## [Source data]
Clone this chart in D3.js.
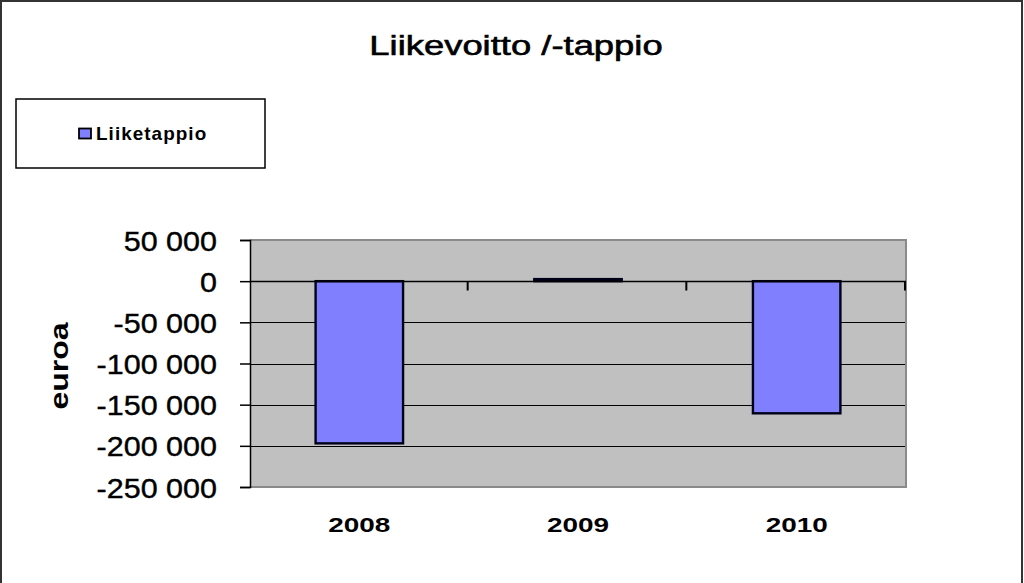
<!DOCTYPE html>
<html><head><meta charset="utf-8">
<script src="https://cdn.jsdelivr.net/npm/d3@7"></script>
<style>
html,body{margin:0;padding:0;background:#fff;}
svg{display:block;font-family:"Liberation Sans",Arial,sans-serif;}
</style></head>
<body>
<svg id="c" width="1024" height="583"></svg>
<script>
const categories = ["2008", "2009", "2010"];
const values = [-197000, 2500, -160500];
const seriesName = "Liiketappio";
const yTicks = [50000, 0, -50000, -100000, -150000, -200000, -250000];
const title = "Liikevoitto /-tappio";
const yTitle = "euroa";

const svg = d3.select("#c");
const W = 1024, H = 583;
const plot = {l: 250, r: 906, t: 240, b: 487};

// outer frame
svg.append("rect").attr("x", 1).attr("y", 1).attr("width", 1021).attr("height", H + 10)
  .attr("fill", "#fff").attr("stroke", "#333").attr("stroke-width", 2);

function stext(x, y, txt, size, sx, opts = {}) {
  const t = svg.append("text")
    .attr("transform", `translate(${x},${y})${opts.rotate ? " rotate(" + opts.rotate + ")" : ""} scale(${sx},1)`)
    .attr("font-size", size)
    .attr("font-weight", opts.bold ? "bold" : "normal")
    .attr("text-anchor", opts.anchor || "middle")
    .attr("fill", "#000")
    .text(txt);
  if (opts.ls) t.attr("letter-spacing", opts.ls);
  if (opts.sw) t.attr("stroke", "#000").attr("stroke-width", opts.sw);
  return t;
}

// title
stext(516, 55, title, 28, 1.3, {sw: 0.6});

// legend
svg.append("rect").attr("x", 16).attr("y", 99).attr("width", 249).attr("height", 69)
  .attr("fill", "#fff").attr("stroke", "#000").attr("stroke-width", 1.5);
svg.append("rect").attr("x", 79).attr("y", 128.5).attr("width", 12).attr("height", 10)
  .attr("fill", "#8080FF").attr("stroke", "#000").attr("stroke-width", 1.8);
stext(96, 140, seriesName, 18, 1.05, {bold: true, anchor: "start", ls: 1});

// scales
const y = d3.scaleLinear().domain([-250000, 50000]).range([plot.b, plot.t]);
const x = d3.scaleBand().domain(categories).range([plot.l, plot.r]).paddingInner(0.6).paddingOuter(0.3);

// plot area
svg.append("rect").attr("x", plot.l).attr("y", plot.t).attr("width", plot.r - plot.l).attr("height", plot.b - plot.t)
  .attr("fill", "#C0C0C0");

// gridlines
svg.append("g").selectAll("line").data(yTicks.filter(d => d !== 50000 && d !== -250000 && d !== 0)).join("line")
  .attr("x1", plot.l).attr("x2", plot.r).attr("y1", d => Math.round(y(d)) + 0.5).attr("y2", d => Math.round(y(d)) + 0.5)
  .attr("stroke", "#000").attr("stroke-width", 1.2);

// plot border (gray)
svg.append("path")
  .attr("d", `M${plot.l},${plot.t}H${plot.r}V${plot.b}H${plot.l}`)
  .attr("fill", "none").attr("stroke", "#8a8a8a").attr("stroke-width", 2);

// bars
svg.append("g").selectAll("rect").data(values).join("rect")
  .attr("x", (d, i) => x(categories[i]))
  .attr("width", x.bandwidth())
  .attr("y", d => y(Math.max(0, d)))
  .attr("height", d => Math.abs(y(d) - y(0)))
  .attr("fill", "#8080FF").attr("stroke", "#000018").attr("stroke-width", 2.4);

// zero line (category axis)
const y0 = Math.round(y(0)) + 0.5;
svg.append("line").attr("x1", plot.l).attr("x2", plot.r).attr("y1", y0).attr("y2", y0)
  .attr("stroke", "#000").attr("stroke-width", 1.5);
// category ticks between bands
const catTicks = d3.range(0, categories.length + 1).map(i => plot.l + i * (plot.r - plot.l) / categories.length);
svg.append("g").selectAll("line").data(catTicks.slice(1)).join("line")
  .attr("x1", d => d - 1).attr("x2", d => d - 1).attr("y1", y0).attr("y2", y0 + 9)
  .attr("stroke", "#000").attr("stroke-width", 2);

// y axis
const yAxis = d3.axisLeft(y).tickValues(yTicks).tickSize(10).tickFormat(() => "");
const ga = svg.append("g").attr("transform", `translate(${plot.l},0)`).call(yAxis);
ga.select(".domain").attr("stroke", "#000").attr("stroke-width", 1.5);
ga.selectAll(".tick line").attr("stroke", "#000").attr("stroke-width", 1.5);

const fmt = d => d3.format(",")(d).replace(/,/g, " ").replace("−", "-");
yTicks.forEach(v => stext(217, y(v) + 10.5, fmt(v), 28, 1.09, {anchor: "end", sw: 0.4}));

// y title
stext(68, 366, yTitle, 25, 1.28, {bold: true, rotate: -90});

// category labels
categories.forEach(c => stext(x(c) + x.bandwidth() / 2, 532, c, 21, 1.33, {bold: true}));
</script>
</body></html>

## [Exercise directions]
Please transcribe the material above exactly as written. Leave the pictures out.

## [Problem solution]
Clone this chart in D3.js.
<!DOCTYPE html>
<html><head><meta charset="utf-8">
<script src="https://cdn.jsdelivr.net/npm/d3@7"></script>
<style>
html,body{margin:0;padding:0;background:#fff;}
svg{display:block;font-family:"Liberation Sans",Arial,sans-serif;}
</style></head>
<body>
<svg id="c" width="1024" height="583"></svg>
<script>
const categories = ["2008", "2009", "2010"];
const values = [-197000, 2500, -160500];
const seriesName = "Liiketappio";
const yTicks = [50000, 0, -50000, -100000, -150000, -200000, -250000];
const title = "Liikevoitto /-tappio";
const yTitle = "euroa";

const svg = d3.select("#c");
const W = 1024, H = 583;
const plot = {l: 250, r: 906, t: 240, b: 487};

// outer frame
svg.append("rect").attr("x", 1).attr("y", 1).attr("width", 1021).attr("height", H + 10)
  .attr("fill", "#fff").attr("stroke", "#333").attr("stroke-width", 2);

function stext(x, y, txt, size, sx, opts = {}) {
  const t = svg.append("text")
    .attr("transform", `translate(${x},${y})${opts.rotate ? " rotate(" + opts.rotate + ")" : ""} scale(${sx},1)`)
    .attr("font-size", size)
    .attr("font-weight", opts.bold ? "bold" : "normal")
    .attr("text-anchor", opts.anchor || "middle")
    .attr("fill", "#000")
    .text(txt);
  if (opts.ls) t.attr("letter-spacing", opts.ls);
  if (opts.sw) t.attr("stroke", "#000").attr("stroke-width", opts.sw);
  return t;
}

// title
stext(516, 55, title, 28, 1.3, {sw: 0.6});

// legend
svg.append("rect").attr("x", 16).attr("y", 99).attr("width", 249).attr("height", 69)
  .attr("fill", "#fff").attr("stroke", "#000").attr("stroke-width", 1.5);
svg.append("rect").attr("x", 79).attr("y", 128.5).attr("width", 12).attr("height", 10)
  .attr("fill", "#8080FF").attr("stroke", "#000").attr("stroke-width", 1.8);
stext(96, 140, seriesName, 18, 1.05, {bold: true, anchor: "start", ls: 1});

// scales
const y = d3.scaleLinear().domain([-250000, 50000]).range([plot.b, plot.t]);
const x = d3.scaleBand().domain(categories).range([plot.l, plot.r]).paddingInner(0.6).paddingOuter(0.3);

// plot area
svg.append("rect").attr("x", plot.l).attr("y", plot.t).attr("width", plot.r - plot.l).attr("height", plot.b - plot.t)
  .attr("fill", "#C0C0C0");

// gridlines
svg.append("g").selectAll("line").data(yTicks.filter(d => d !== 50000 && d !== -250000 && d !== 0)).join("line")
  .attr("x1", plot.l).attr("x2", plot.r).attr("y1", d => Math.round(y(d)) + 0.5).attr("y2", d => Math.round(y(d)) + 0.5)
  .attr("stroke", "#000").attr("stroke-width", 1.2);

// plot border (gray)
svg.append("path")
  .attr("d", `M${plot.l},${plot.t}H${plot.r}V${plot.b}H${plot.l}`)
  .attr("fill", "none").attr("stroke", "#8a8a8a").attr("stroke-width", 2);

// bars
svg.append("g").selectAll("rect").data(values).join("rect")
  .attr("x", (d, i) => x(categories[i]))
  .attr("width", x.bandwidth())
  .attr("y", d => y(Math.max(0, d)))
  .attr("height", d => Math.abs(y(d) - y(0)))
  .attr("fill", "#8080FF").attr("stroke", "#000018").attr("stroke-width", 2.4);

// zero line (category axis)
const y0 = Math.round(y(0)) + 0.5;
svg.append("line").attr("x1", plot.l).attr("x2", plot.r).attr("y1", y0).attr("y2", y0)
  .attr("stroke", "#000").attr("stroke-width", 1.5);
// category ticks between bands
const catTicks = d3.range(0, categories.length + 1).map(i => plot.l + i * (plot.r - plot.l) / categories.length);
svg.append("g").selectAll("line").data(catTicks.slice(1)).join("line")
  .attr("x1", d => d - 1).attr("x2", d => d - 1).attr("y1", y0).attr("y2", y0 + 9)
  .attr("stroke", "#000").attr("stroke-width", 2);

// y axis
const yAxis = d3.axisLeft(y).tickValues(yTicks).tickSize(10).tickFormat(() => "");
const ga = svg.append("g").attr("transform", `translate(${plot.l},0)`).call(yAxis);
ga.select(".domain").attr("stroke", "#000").attr("stroke-width", 1.5);
ga.selectAll(".tick line").attr("stroke", "#000").attr("stroke-width", 1.5);

const fmt = d => d3.format(",")(d).replace(/,/g, " ").replace("−", "-");
yTicks.forEach(v => stext(217, y(v) + 10.5, fmt(v), 28, 1.09, {anchor: "end", sw: 0.4}));

// y title
stext(68, 366, yTitle, 25, 1.28, {bold: true, rotate: -90});

// category labels
categories.forEach(c => stext(x(c) + x.bandwidth() / 2, 532, c, 21, 1.33, {bold: true}));
</script>
</body></html>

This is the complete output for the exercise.